* _Do this_
Retype only what runs from the beginning of the data through the line with "const binWidth = 0.075"; please omit the pictures and keep every line exact.

* _Given data_
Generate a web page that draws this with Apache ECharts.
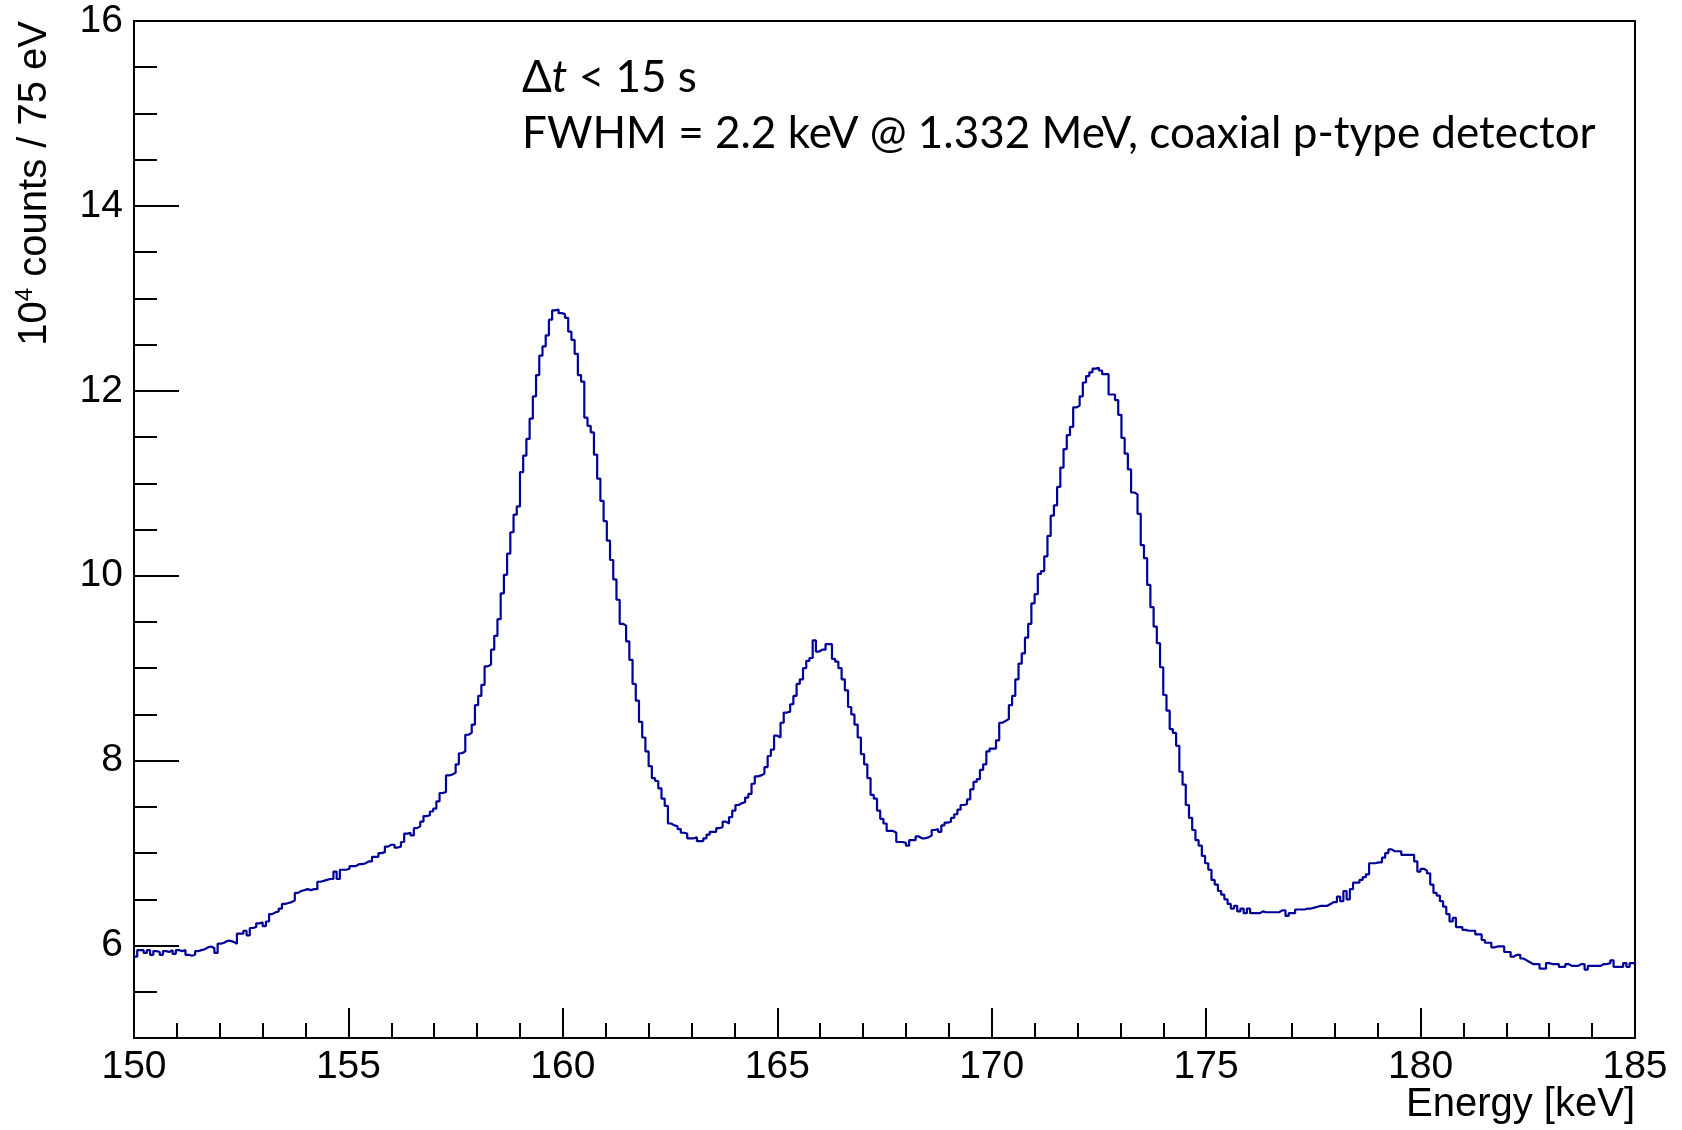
<!DOCTYPE html>
<html>
<head>
<meta charset="utf-8">
<title>Energy spectrum</title>
<script src="https://cdn.jsdelivr.net/npm/echarts@6/dist/echarts.min.js"></script>
<style>
  html, body { margin: 0; padding: 0; background: #fff; }
  #chart { width: 1682px; height: 1130px; }
</style>
</head>
<body>
<div id="chart"></div>
<script>
// histogram: 75 eV bins starting at 150 keV, values in 10^4 counts
const binStart = 150
const binWidth = 0.075

// 150 - 155 keV
const counts1 = [
  5.88, 5.95, 5.95, 5.92, 5.95, 5.90, 5.94, 5.93, 5.90, 5.94, 5.93, 5.95, 5.91, 5.95, 5.94, 5.95,
  5.90, 5.89, 5.90, 5.94, 5.95, 5.96, 5.98, 5.99, 5.97, 5.92, 6.02, 6.03, 6.05, 6.05, 6.04, 6.02,
  6.13, 6.13, 6.16, 6.11, 6.19, 6.20, 6.24, 6.25, 6.21, 6.26, 6.34, 6.36, 6.37, 6.40, 6.45, 6.46,
  6.47, 6.49, 6.57, 6.59, 6.60, 6.61, 6.60, 6.61, 6.61, 6.69, 6.70, 6.71, 6.72, 6.72, 6.80, 6.72,
  6.82, 6.82, 6.83
]
// 155 - 160 keV
const counts2 = [
  6.86, 6.86, 6.88, 6.88, 6.89, 6.91, 6.91, 6.96, 6.96, 7.00, 7.01, 7.07, 7.09, 7.09, 7.06, 7.07,
  7.12, 7.21, 7.22, 7.19, 7.27, 7.29, 7.34, 7.40, 7.41, 7.45, 7.48, 7.56, 7.65, 7.66, 7.84, 7.85,
  7.87, 7.96, 8.08, 8.10, 8.28, 8.30, 8.39, 8.60, 8.70, 8.82, 9.02, 9.04, 9.20, 9.35, 9.53, 9.81,
  10.01, 10.24, 10.47, 10.66, 10.75, 11.12, 11.30, 11.48, 11.70, 11.94, 12.17, 12.38, 12.48, 12.60,
  12.77, 12.87, 12.88, 12.84, 12.83
]
// 160 - 165 keV
const counts3 = [
  12.79, 12.64, 12.55, 12.40, 12.17, 12.10, 11.71, 11.62, 11.55, 11.31, 11.05, 10.81, 10.59, 10.38,
  10.17, 9.96, 9.74, 9.48, 9.46, 9.29, 9.09, 8.83, 8.65, 8.42, 8.25, 8.10, 7.94, 7.81, 7.78, 7.70,
  7.59, 7.51, 7.32, 7.30, 7.29, 7.26, 7.22, 7.21, 7.16, 7.16, 7.17, 7.13, 7.13, 7.16, 7.20, 7.23,
  7.23, 7.27, 7.28, 7.34, 7.32, 7.39, 7.46, 7.52, 7.54, 7.55, 7.60, 7.64, 7.75, 7.83, 7.84, 7.86,
  7.93, 8.05, 8.12, 8.27
]
// 165 - 170 keV
const counts4 = [
  8.25, 8.41, 8.52, 8.53, 8.61, 8.70, 8.83, 8.88, 9.00, 9.08, 9.11, 9.30, 9.18, 9.20, 9.20, 9.26,
  9.26, 9.10, 9.07, 9.00, 8.88, 8.76, 8.58, 8.50, 8.39, 8.25, 8.07, 7.96, 7.81, 7.63, 7.59, 7.46,
  7.37, 7.32, 7.24, 7.24, 7.22, 7.12, 7.12, 7.11, 7.08, 7.14, 7.14, 7.18, 7.16, 7.16, 7.17, 7.19,
  7.25, 7.26, 7.23, 7.30, 7.33, 7.34, 7.38, 7.42, 7.47, 7.52, 7.53, 7.58, 7.69, 7.77, 7.80, 7.90,
  7.96, 8.10, 8.13
]
// 170 - 175 keV
const counts5 = [
  8.13, 8.22, 8.41, 8.43, 8.45, 8.60, 8.70, 8.88, 9.05, 9.16, 9.33, 9.48, 9.70, 9.80, 10.02, 10.05,
  10.21, 10.43, 10.65, 10.76, 10.96, 11.17, 11.37, 11.52, 11.61, 11.82, 11.84, 11.94, 12.09, 12.16,
  12.20, 12.24, 12.25, 12.22, 12.18, 12.18, 11.96, 11.96, 11.90, 11.74, 11.49, 11.32, 11.15, 10.90,
  10.88, 10.67, 10.33, 10.19, 9.90, 9.66, 9.45, 9.27, 9.01, 8.71, 8.54, 8.34, 8.30, 8.16, 7.88,
  7.74, 7.52, 7.38, 7.25, 7.14, 7.08, 6.97, 6.89
]
// 175 - 180 keV
const counts6 = [
  6.82, 6.71, 6.66, 6.59, 6.55, 6.50, 6.45, 6.40, 6.43, 6.37, 6.40, 6.35, 6.40, 6.35, 6.35, 6.35,
  6.37, 6.36, 6.36, 6.36, 6.36, 6.36, 6.38, 6.38, 6.32, 6.35, 6.35, 6.39, 6.39, 6.39, 6.40, 6.40,
  6.41, 6.42, 6.43, 6.43, 6.43, 6.45, 6.47, 6.47, 6.53, 6.48, 6.59, 6.50, 6.61, 6.68, 6.68, 6.71,
  6.74, 6.77, 6.89, 6.89, 6.90, 6.90, 6.95, 7.00, 7.04, 7.02, 7.02, 7.02, 6.98, 6.98, 6.98, 6.98,
  6.91, 6.80
]
// 180 - 185 keV
const counts7 = [
  6.83, 6.81, 6.78, 6.66, 6.57, 6.54, 6.48, 6.42, 6.34, 6.26, 6.30, 6.20, 6.20, 6.17, 6.16, 6.16,
  6.16, 6.12, 6.12, 6.06, 6.03, 6.03, 5.98, 5.99, 5.99, 5.99, 5.93, 5.93, 5.88, 5.90, 5.90, 5.86,
  5.84, 5.82, 5.80, 5.80, 5.80, 5.75, 5.75, 5.81, 5.80, 5.80, 5.80, 5.77, 5.77, 5.80, 5.78, 5.78,
  5.78, 5.80, 5.80, 5.74, 5.78, 5.78, 5.78, 5.78, 5.80, 5.80, 5.81, 5.84, 5.77, 5.77, 5.77, 5.81,
  5.77, 5.81, 5.81
]

const yLabelValues = [6, 8, 10, 12, 14, 16]
const yMinorTickValues = [5, 5.5, 6, 6.5, 7, 7.5, 8, 8.5, 9, 9.5, 10, 10.5, 11, 11.5, 12, 12.5, 13, 13.5, 14, 14.5, 15, 15.5, 16]

const xTitle = 'Energy [keV]'
const noteLine1 = '{n|Δ}{i|t}{n| < 15 s}'
const noteLine2 = 'FWHM = 2.2 keV @ 1.332 MeV, coaxial p-type detector'

const counts = [].concat(counts1, counts2, counts3, counts4, counts5, counts6, counts7)

// 直方图台阶：每个bin左右两个点
const stepPoints = []
counts.forEach((v, i) => {
  const lo = binStart + i * binWidth
  stepPoints.push([lo, v], [lo + binWidth, v])
})

const axisFont = 'Liberation Sans, Arial, Helvetica, sans-serif'
const noteFont = 'Lato, Open Sans, sans-serif'
const black = '#000'

const chart = echarts.init(document.getElementById('chart'))

const option = {
  animation: false,
  backgroundColor: '#fff',
  grid: {
    left: 134,
    top: 21,
    right: 47,
    bottom: 92,
    show: true,
    borderColor: black,
    borderWidth: 2,
    backgroundColor: 'transparent'
  },
  xAxis: {
    type: 'value',
    min: 150,
    max: 185,
    interval: 5,
    axisLine: { show: true, lineStyle: { color: black, width: 2 } },
    axisTick: { show: true, inside: true, length: 30, lineStyle: { color: black, width: 2 } },
    minorTick: { show: true, splitNumber: 5, length: 15, lineStyle: { color: black, width: 2 } },
    splitLine: { show: false },
    minorSplitLine: { show: false },
    axisLabel: {
      show: true,
      showMinLabel: true,
      showMaxLabel: true,
      margin: 10,
      color: black,
      fontSize: 39,
      fontFamily: axisFont
    }
  },
  yAxis: [
    {
      type: 'value',
      min: 5,
      max: 16,
      interval: 1,
      axisLine: { show: true, lineStyle: { color: black, width: 2 } },
      axisTick: {
        show: true,
        inside: true,
        length: 45,
        customValues: yLabelValues,
        lineStyle: { color: black, width: 2 }
      },
      splitLine: { show: false },
      axisLabel: {
        show: true,
        customValues: yLabelValues,
        margin: 11,
        color: black,
        fontSize: 39,
        fontFamily: axisFont
      }
    },
    {
      // 次刻度
      type: 'value',
      min: 5,
      max: 16,
      position: 'left',
      offset: 0,
      axisLine: { show: false },
      axisTick: {
        show: true,
        inside: true,
        length: 23,
        customValues: yMinorTickValues,
        lineStyle: { color: black, width: 2 }
      },
      splitLine: { show: false },
      axisLabel: { show: false }
    }
  ],
  series: [
    {
      type: 'line',
      data: stepPoints,
      showSymbol: false,
      symbol: 'none',
      clip: true,
      lineStyle: { color: '#000099', width: 2.2 },
      silent: true
    }
  ],
  graphic: [
    {
      type: 'text',
      x: 34,
      y: 21,
      rotation: Math.PI / 2,
      style: {
        text: '{b|10}{s|4}{b| counts / 75 eV}',
        align: 'right',
        verticalAlign: 'middle',
        fill: black,
        rich: {
          b: { fontSize: 40, fontFamily: axisFont, fill: black, verticalAlign: 'bottom', lineHeight: 42 },
          s: { fontSize: 24, fontFamily: axisFont, fill: black, verticalAlign: 'top', lineHeight: 42 }
        }
      }
    },
    {
      type: 'text',
      x: 1635,
      y: 1105,
      style: {
        text: xTitle,
        align: 'right',
        verticalAlign: 'middle',
        fontSize: 40,
        fontFamily: axisFont,
        fill: black
      }
    },
    {
      type: 'text',
      x: 522,
      y: 78,
      style: {
        text: noteLine1,
        align: 'left',
        verticalAlign: 'middle',
        fill: black,
        rich: {
          n: { fontSize: 44, fontFamily: noteFont, fill: black },
          i: { fontSize: 44, fontFamily: noteFont, fontStyle: 'italic', fill: black }
        }
      }
    },
    {
      type: 'text',
      x: 522,
      y: 134,
      style: {
        text: noteLine2,
        align: 'left',
        verticalAlign: 'middle',
        fontSize: 44,
        fontFamily: noteFont,
        fill: black
      }
    }
  ]
}

chart.setOption(option)
</script>
</body>
</html>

* _Solution_
Generate a web page that draws this with Apache ECharts.
<!DOCTYPE html>
<html>
<head>
<meta charset="utf-8">
<title>Energy spectrum</title>
<script src="https://cdn.jsdelivr.net/npm/echarts@6/dist/echarts.min.js"></script>
<style>
  html, body { margin: 0; padding: 0; background: #fff; }
  #chart { width: 1682px; height: 1130px; }
</style>
</head>
<body>
<div id="chart"></div>
<script>
// histogram: 75 eV bins starting at 150 keV, values in 10^4 counts
const binStart = 150
const binWidth = 0.075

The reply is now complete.